Attualità

Il Paese in bilico, il Buco Nero della nostra storia

di Giovanni Vasso -


Ci finisce tutta (o quasi) la Prima Repubblica nel “Buco Nero”, la nuova serie di Flavio Tranquillo che andrà in onda da stasera alle ore 21 su Sky Tg24 e sarà presto disponibile on demand. Un viaggio in sei puntate, dal ’47 fino al 1994, che si propone di raccontare una storia critica delle strategie della paura che hanno segnato la storia del nostro Paese.

Tranquillo, nel Buco nero c’è un periodo lunghissimo di cui, oggi, si sente perfino nostalgia. Che cosa sono stati quegli anni?

Sono stati molte cose insieme, naturalmente. La violenza e le stragi hanno convissuto con progressi enormi in campo sociale e culturale. Spinte nefaste e spinte feconde si sono succedute, creando un blocco nel quale è sbagliato cercare di isolare solo l’una o l’altra componente. Dentro questo blocco c’è stato anche qualcosa di trasversale: i registi di certe operazioni hanno usato mezzi biechi e raffinati per controllare e orientare politicamente i cittadini, violenza e stragi incluse.

Quanto pesa la drammatizzazione, la rappresentazione pop di quegli anni complessi e difficili, sulla memoria condivisa del Paese?

Se la memoria condivisa, a me piace di più “collettiva”, esiste, allora il lavoro che ho fatto ha poco senso. Io ipotizzo invece, e spero di non sbagliarmi, che purtroppo esistano molte memorie individuali, che non si sono fuse in una memoria collettiva per un numero enorme di fattori. Tra questi, c’è anche la preponderanza di un approccio “cinematografico” al tema rispetto a uno “storiografico”. I film sono una nobile attività, e non vanno certo criminalizzati, al pari di fiction, pubblicistica e memorialistica. La delicatezza e difficoltà del tema non può però fare a meno degli studiosi che si sono applicati al periodo. Dire che non abbiamo avuto una grande ribalta, anche per i loro limiti, mi pare eufemistico. Provare a dargliela è il senso de “Il Buco nero”.

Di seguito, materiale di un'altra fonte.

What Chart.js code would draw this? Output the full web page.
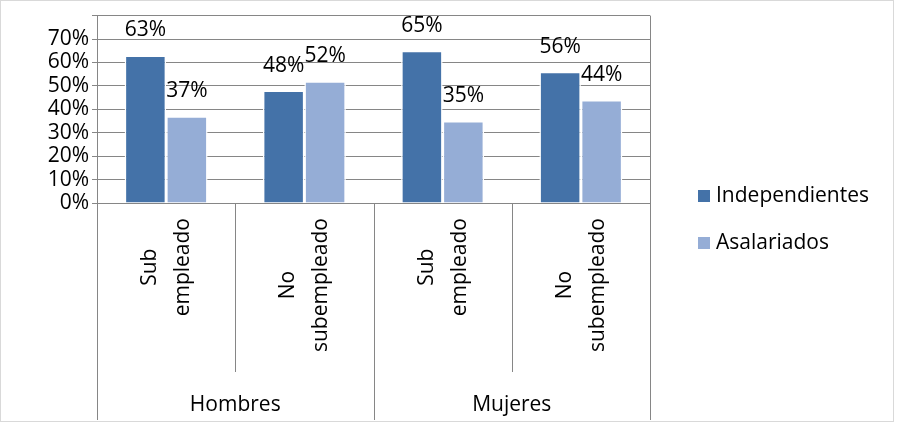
<!DOCTYPE html>
<html>
<head>
<meta charset="utf-8">
<script src="https://cdn.jsdelivr.net/npm/chart.js@4"></script>
<style>
  body { margin: 0; background: #fff; }
  #wrap { width: 901px; height: 431px; position: relative; }
</style>
</head>
<body>
<div id="wrap"><canvas id="chart"></canvas></div>
<script>
// data
const subCategories = [['Sub', 'empleado'], ['No', 'subempleado'], ['Sub', 'empleado'], ['No', 'subempleado']];
const groups = ['Hombres', 'Mujeres'];
const independientes = [0.63, 0.48, 0.65, 0.56];
const asalariados = [0.37, 0.52, 0.35, 0.44];
const seriesNames = ['Independientes', 'Asalariados'];
const seriesColors = ['#4472A8', '#95ADD6'];

const FONT = '"Open Sans", "Liberation Sans", sans-serif';
const FS = 21;

const decor = {
    id: 'decor',
    afterDatasetsDraw(chart) {
        const ctx = chart.ctx;
        const area = chart.chartArea;
        const x = chart.scales.x;
        ctx.save();
        // value labels
        ctx.fillStyle = '#000';
        ctx.font = FS + 'px ' + FONT;
        ctx.textAlign = 'center';
        ctx.textBaseline = 'middle';
        chart.data.datasets.forEach((ds, i) => {
            chart.getDatasetMeta(i).data.forEach((bar, j) => {
                ctx.fillText(Math.round(ds.data[j] * 100) + '%', bar.x, bar.y - 25);
            });
        });
        // plot frame right
        ctx.strokeStyle = '#868686';
        ctx.lineWidth = 1;
        ctx.beginPath();
        ctx.moveTo(area.right + 0.5, area.top);
        ctx.lineTo(area.right + 0.5, area.bottom);
        ctx.stroke();
        // category separators
        const n = subCategories.length;
        const step = (area.right - area.left) / n;
        for (let k = 0; k <= n; k++) {
            const px = Math.round(area.left + k * step) + 0.5;
            const bottom = (k % 2 === 0) ? 420 : 372;
            ctx.beginPath();
            ctx.moveTo(px, area.bottom);
            ctx.lineTo(px, bottom);
            ctx.stroke();
        }
        // rotated sub-category labels, longest line starts just under the axis
        ctx.textAlign = 'center';
        ctx.textBaseline = 'middle';
        subCategories.forEach((lines, j) => {
            const cx = x.getPixelForValue(j);
            const longest = Math.max(...lines.map(t => ctx.measureText(t).width));
            const cy = 218 + longest / 2;
            lines.forEach((t, l) => {
                ctx.save();
                ctx.translate(cx - 16 + l * 33, cy);
                ctx.rotate(-Math.PI / 2);
                ctx.fillText(t, 0, 0);
                ctx.restore();
            });
        });
        // group labels
        groups.forEach((g, k) => {
            ctx.fillText(g, area.left + (2 * k + 1) * step, 405);
        });
        // legend
        ctx.textAlign = 'left';
        seriesNames.forEach((s, i) => {
            const ly = 196 + i * 47;
            ctx.fillStyle = seriesColors[i];
            ctx.fillRect(698, ly - 6, 12, 12);
            ctx.fillStyle = '#000';
            ctx.fillText(s, 716, ly);
        });
        // outer border
        ctx.strokeStyle = '#d9d9d9';
        ctx.strokeRect(0.5, 0.5, 893, 421);
        ctx.restore();
    }
};

new Chart(document.getElementById('chart'), {
    type: 'bar',
    data: {
        labels: subCategories.map(l => l.join(' ')),
        datasets: [
            { label: seriesNames[0], data: independientes, backgroundColor: seriesColors[0] },
            { label: seriesNames[1], data: asalariados, backgroundColor: seriesColors[1] }
        ]
    },
    options: {
        responsive: true,
        maintainAspectRatio: false,
        animation: false,
        devicePixelRatio: 1,
        layout: { padding: { left: 0, top: 12, right: 251, bottom: 228 } },
        datasets: { bar: { categoryPercentage: 0.6, barPercentage: 1, borderColor: '#fff', borderWidth: 1.5 } },
        plugins: { legend: { display: false }, tooltip: { enabled: false } },
        scales: {
            x: { display: false },
            y: {
                min: 0, max: 0.8,
                afterFit(scale) { scale.width = 97; },
                border: { color: '#868686' },
                grid: { color: '#868686', drawTicks: true, tickLength: 5 },
                ticks: {
                    stepSize: 0.1,
                    autoSkip: false,
                    color: '#000',
                    padding: 3,
                    font: { family: FONT, size: FS },
                    callback: v => v > 0.75 ? '' : Math.round(v * 100) + '%'
                }
            }
        }
    },
    plugins: [decor]
});
</script>
</body>
</html>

“Non sarà un’inchiesta e non darà risposte”. Eppure, di solito, chi si inerpica lungo i sentieri bui di quegli anni “ha” sempre una sua verità. Perché questa scelta?

Perché sarebbe arrogante, da parte di un outsider come il sottoscritto, partecipare al gioco di società del “chi è stato?”. Perché proprio con quel gioco di società abbiamo aggiunto caos a caos, facendo il gioco di quelli che Aldo Moro definì “gli strateghi della tensione”. E perché spesso confondiamo l’espressione “una verità” con “una verità qualsiasi”, quando invece dovremmo cercare una verità storica completa, che non significa affatto stabilire minuto per minuto cosa è successo, ma vedere i fatti nel loro insieme e comprenderne il senso.

Sei parole: complessità, paura, ideologia, inganni, Stato e comunicazione. Ma ce n’è anche un’altra: strategia. C’è tutto di quegli anni. Ma quanto c’è dei nostri tempi?

C’è tantissimo, perché non abbiamo risolto quei traumi, e ce li portiamo dietro per intero, e perché certe cose tornano ciclicamente. Il cammino di ricerca della verità storica mi pare l’unico in grado di rendere il paese più libero e la democrazia più compiuta. Solo che se ognuno vuole imporre la sua verità, spesso fondata su premesse parziali se non veri e propri pregiudizi, la suddetta democrazia resterà per sempre a scartamento ridotto. Anche perché la memoria di quei fatti sta scolorendo con il tempo.

Per spiegare le ragioni che l’hanno spinta, da grandissimo giornalista sportivo, a indagare negli anni del “buco nero” lei ricorda che “in quegli anni c’ero e dormivo”. Un richiamo al giovane Tranquillo o un appello alle coscienze che oggi si sono assopite?

Un richiamo forte a me stesso, con tutta l’autocritica che è possibile fare. Io però faccio, appunto, il giornalista sportivo, e a differenza del mio amico Francesco Piccolo non posso scrivere un romanzo sul tema. Posso provare a portare il mio mattoncino, di lettore di atti e fatti e di cultore di studi storici e sentenze, cioè il materiale che ho provato a compendiare, da cittadino per i cittadini.